The top 100 list of sustainable companies represents an encouraging mix of companies across manufacturing, resources and services, including Canada’s Sun Life Financial, the world's largest cosmetics and beauty company,L'Oréal, from France, Philips Electronics from the Netherlands, UK telecommunications company Vodafone, and Swiss-based engineering group ABB. US technology company Hewlett Packard makes number 75, with British healthcare company GlaxoSmithKline next. Coca-Cola is in there at number 78 (but I don’t see Pepsi), while Japanese automakers Nissan and Toyota occupy positions 81 and 82.

Consumer products giant Unilever also makes the top 100, along with the somewhat smaller Canadian energy company Suncor Energy. The Spanish oil and gas company Repsol is in there, as is South Korea’s Samsung Electronics. Reliance Industries of India, Royal Bank of Canada, and Singapore’s real estate company City Developments just creep into the top 100, too.

It’s no surprise that BP failed to make the top 100, but there’s no place either for Shell, Exxon, Microsoft, Google, Ford or General Motors. I guess they had other things on their minds last year. Despite all its problems with recalls in 2010, however, Toyota still managed to make the list.

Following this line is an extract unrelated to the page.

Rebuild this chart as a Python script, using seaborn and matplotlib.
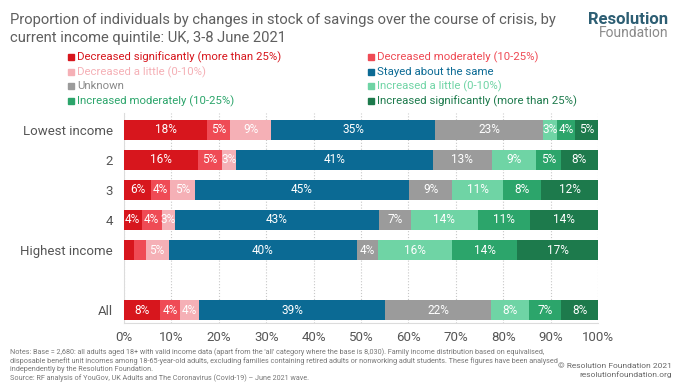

It’s interesting that eight of the top ten companies are European-owned. This may be more than coincidence, as corporations in Europe are more heavily regulated than those in North America and Asia. Having said that, however, out of 22 countries represented in the top 100 companies, Japan has highest number with a total of 19 entries, up from five last year. The United States follows with 13 (up one from 2010). The UK’s Global 100 company numbers, meanwhile, fell from 21 in 2010 to 11 this year.

In compiling the list, Corporate Knights collaborates with three strategic partners, Inflection Point Capital Management (a sustainability-focused asset management venture founded by Dr. Matthew Kiernan), Legg Mason's Global Currents Investment Management, and Phoenix Global Advisors LLC (a consulting and technology platform focused on sustainability).

The first step in the ranking process is to identify the top ten per cent of sustainability and financial performers from over 3,500 developed and emerging market stocks, using research from the Global Sustainability Research Alliance (GSRA), and the Asia Sustainability Research Alliance (ASRA) with financial analysis from Global Currents Investment Management. This produced a list of 300 companies for further analysis by Corporate Knights Research Group and Inflection Point Capital Management.

Ten equally-weighted environment, social, and governance key performance indicators are then applied; energy productivity, water productivity, carbon productivity, waste productivity, safety productivity, leadership diversity, CEO to average worker pay, taxes paid, sustainability pay link, and innovation capacity. The productivity scores are calculated as a ratio of sales to the units of energy/water, etc consumed or waste produced. Leadership diversity looks at the proportion of female directors, the sustainability-pay link at whether or not at least one senior officer has his/her pay linked to sustainability, and innovation capacity is calculated as a ratio of sales to R&D spend.

The sustainability performance rating relies on companies providing accurate data. An eleventh metric—transparency—is also used as an indication of how cooperative they were in disclosure.

It might seem odd that an oil and gas company should emerge as the leading sustainable business in the world, but a look at the scores shows that Statoil performed well in the social and governance categories, ranking second overall in percentage of female board members, for instance, with 40 per cent. But it did well in environmental performance, too, in terms of resources consumed or waste expelled per $ of output, and has also invested heavily in renewable energy initiative.

Corporate Knights hopes that its list will help prove that sustainability is good business. For the seventh consecutive year, says Heaps, companies on the Global 100 list have outperformed those on the MSCI ACWI index. “The Global 100 has posted a total return of 54.95 percent,” he says, “outperforming the MSCI by more than 16 points.”